Down in the delta, folks of course are too damn poor to thumb their noses at anyone. Red Roof Inns don’t have portraits of Audrey Hepburn and Jackie O, like were hanging in the lobby at my Dusseldorf Hotel Carat. Red Roof rooms are twice the size of my spartan Carat closet, too. It is the world of dirt farmers, combine drivers, ditch diggers, machinists, blue collars versus Dusseldorf’s world architects, psychiatrists, fashion designers, lawyers, accountants, consultants and gallery owners.
At Gehry’s on the Rhine no one asked if I was OK to get home.

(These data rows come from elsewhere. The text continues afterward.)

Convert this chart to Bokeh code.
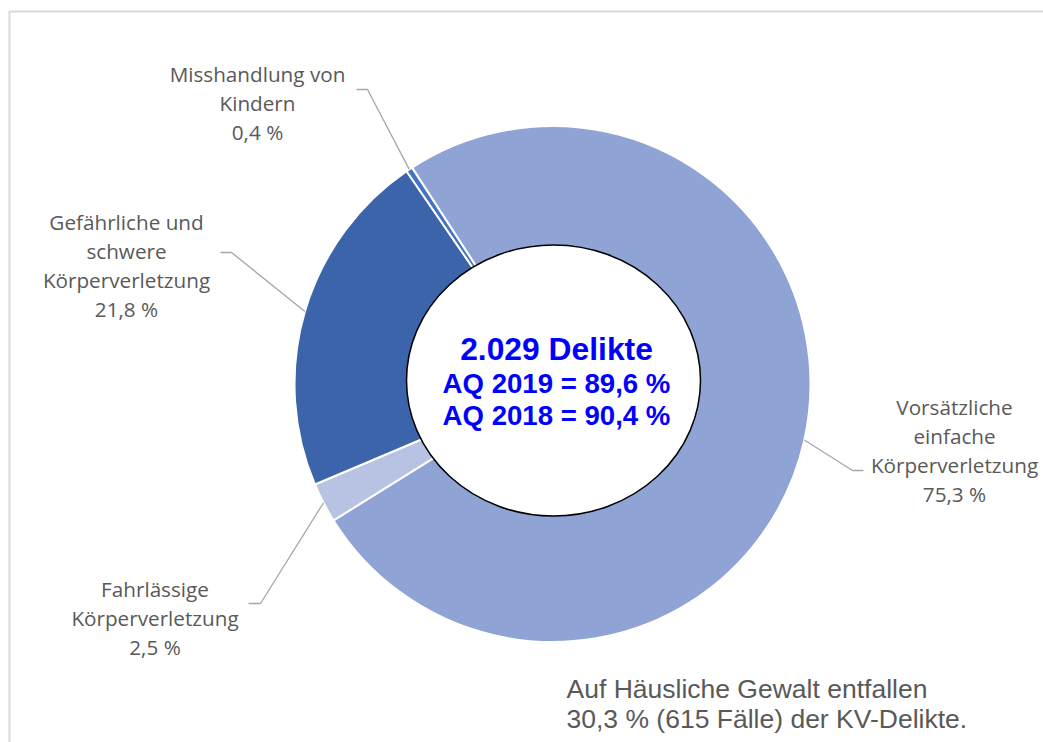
import math
from bokeh.plotting import figure
from bokeh.models import Range1d
from bokeh.core.properties import value
from bokeh.embed import file_html
from bokeh.resources import INLINE

# ---- data ----
categories = ["Vorsätzliche einfache Körperverletzung",
              "Fahrlässige Körperverletzung",
              "Gefährliche und schwere Körperverletzung",
              "Misshandlung von Kindern"]
shares = [75.3, 2.5, 21.8, 0.4]
share_labels = ["75,3 %", "2,5 %", "21,8 %", "0,4 %"]
label_lines = [["Vorsätzliche", "einfache", "Körperverletzung"],
               ["Fahrlässige", "Körperverletzung"],
               ["Gefährliche und", "schwere", "Körperverletzung"],
               ["Misshandlung von", "Kindern"]]
center_lines = ["2.029 Delikte", "AQ 2019 = 89,6 %", "AQ 2018 = 90,4 %"]
note_lines = ["Auf Häusliche Gewalt entfallen",
              "30,3 % (615 Fälle) der KV-Delikte."]

# ---- style / layout ----
colors = ["#8FA3D4", "#B8C2E2", "#3C64AB", "#4472C4"]
W, H = 1043, 742
def Y(py):
    return H - py

CX, CY = 552, Y(383.5)
R_OUT, R_IN = 258, 120
FIRST_ANGLE = 327.0  # degrees clockwise from 12 o'clock

p = figure(width=W, height=H, x_range=Range1d(0, W), y_range=Range1d(0, H),
           output_backend="svg", toolbar_location=None, min_border=0)
p.axis.visible = False
p.grid.visible = False
p.outline_line_color = None
p.background_fill_color = "white"
p.border_fill_color = "white"

# frame (top and left edges visible)
p.line([9, W], [Y(11), Y(11)], line_color="#D9D9D9", line_width=2)
p.line([9, 9], [Y(11), Y(H)], line_color="#D9D9D9", line_width=2)

total = sum(shares)
starts, ends, mids = [], [], []
acc = FIRST_ANGLE
for s in shares:
    th0 = acc
    th1 = acc + s / total * 360.0
    starts.append(math.radians(90 - th0))
    ends.append(math.radians(90 - th1))
    mids.append((th0 + th1) / 2)
    acc = th1

p.annular_wedge(x=[CX] * 4, y=[CY] * 4, inner_radius=R_IN, outer_radius=R_OUT,
                start_angle=starts, end_angle=ends, direction="clock",
                fill_color=colors, line_color="white", line_width=2)

# inner white ellipse
p.ellipse(x=[553], y=[Y(380)], width=294, height=271,
          fill_color="white", line_color="black", line_width=1.5)

# leader lines
elbows = [((852, 470), (863, 470)), ((260, 603), (248, 603)),
          ((231, 252), (220, 252)), ((367, 89), (356, 89))]
for th, (e1, e2) in zip(mids, elbows):
    sx = CX + R_OUT * math.sin(math.radians(th))
    sy = CY + R_OUT * math.cos(math.radians(th))
    p.line([sx, e1[0], e2[0]], [sy, Y(e1[1]), Y(e2[1])],
           line_color="#A6A6A6", line_width=1.3)

# data labels
label_centers = [(954, 449.5), (154.5, 617.5), (126, 265), (257, 102)]
LS = 29
for lines, pct, (lx, ly) in zip(label_lines, share_labels, label_centers):
    all_lines = lines + [pct]
    n = len(all_lines)
    ys = [Y(ly + (i - (n - 1) / 2) * LS) for i in range(n)]
    p.text(x=[lx] * n, y=ys, text=all_lines, text_align="center",
           text_baseline="middle", text_font=value("Open Sans"),
           text_font_size=value("20.7px"), text_color="#595959")

# center text
p.text(x=[556], y=[Y(348)], text=[center_lines[0]], text_align="center",
       text_baseline="middle", text_font=value("Liberation Sans"),
       text_font_style="bold", text_font_size=value("31.8px"), text_color="#0000FF")
p.text(x=[556, 556], y=[Y(383), Y(415)], text=center_lines[1:], text_align="center",
       text_baseline="middle", text_font=value("Liberation Sans"),
       text_font_style="bold", text_font_size=value("27.6px"), text_color="#0000FF")

# note
p.text(x=[566, 566], y=[Y(688), Y(718)], text=note_lines, text_align="left",
       text_baseline="middle", text_font=value("Liberation Sans"),
       text_font_size=value("26.5px"), text_color="#595959")

open("out.html", "w").write(file_html(p, INLINE))
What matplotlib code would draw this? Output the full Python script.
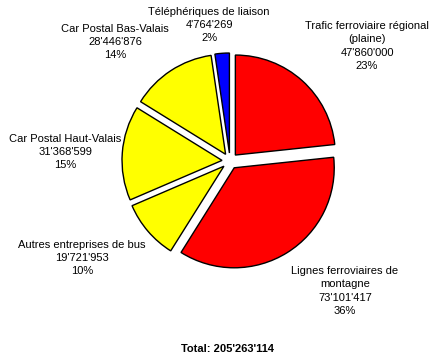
import matplotlib
matplotlib.use("Agg")
from matplotlib import pyplot as plt

categories = ["Trafic ferroviaire régional\n(plaine)",
              "Lignes ferroviaires de\nmontagne",
              "Autres entreprises de bus",
              "Car Postal Haut-Valais",
              "Car Postal Bas-Valais",
              "Téléphériques de liaison"]
values = [47860000, 73101417, 19721953, 31368599, 28446876, 4764269]
colors = ["#ff0000", "#ff0000", "#ffff00", "#ffff00", "#ffff00", "#0000ff"]

# label block centres in pixels (from top-left)
label_pos = [(367, 46), (345, 291), (82, 258), (65, 152), (115, 42), (209, 25)]

W, H = 437, 359
cx, cy, r = 230, 161, 100

plt.rcParams['font.family'] = ['Liberation Sans', 'DejaVu Sans']
fig = plt.figure(figsize=(W / 100, H / 100), dpi=100)
ax = fig.add_axes([0, 0, 1, 1])
ax.axis('off')

ax.pie(values, colors=colors, startangle=90, counterclock=False,
       explode=[0.08] * len(values), radius=1.0,
       wedgeprops=dict(edgecolor='black', linewidth=1))
ax.set_xlim(-cx / r, (W - cx) / r)
ax.set_ylim(-(H - cy) / r, cy / r)
ax.set_aspect('equal')

total = sum(values)


def fmt(v):
    return f"{v:,}".replace(",", "'")


for name, v, (px, py) in zip(categories, values, label_pos):
    txt = f"{name}\n{fmt(v)}\n{round(v / total * 100)}%"
    ax.text((px - cx) / r, (cy - py) / r, txt, ha='center', va='center',
            fontsize=8, linespacing=1.4)

ax.text((227 - cx) / r, (cy - 349) / r, "Total: " + fmt(total),
        ha='center', va='center', fontsize=8, fontweight='bold')

fig.savefig("out.png", dpi=100)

John at the bar in Vicksburg leaned over at one point and strongly suggested in friendly manner, “You don’t wanna drive back up to Clarksdale tonight. That’s three hours. You don’t wanna do that. Tell you what, you go down the street to Harrah’s and get yourself a room for $31. Then come back and stay with us for a few more pops. Then you can just walk back to your room.”
I walked along the Rhine back to my hotel from Gehry’s. It was chilly and spitting rain. Couples walked arm in arm in wool caps, scarves, driver’s gloves, berets, those studious rectangular glasses, carrying umbrellas. Some jogged in running suits. Cars suddenly pulled out of side alleys, crossed walkways, wheeled and circled like in a Bourne movie. Silent cyclists occasionally zoomed up on you out of the dark, without warning, no bells or horns or “hallo,” seemingly intent on seeing how close they could come to clipping you.
A few times in Dusseldorf I chanced upon old white-haired Germans, stout, stone-faced husbands and wives, standing shoulder to shoulder, bundled up, like squat statutes waiting for a bus or the tram. I wonder if a wailing Little Walter harmonica solo would make them flinch, or wince.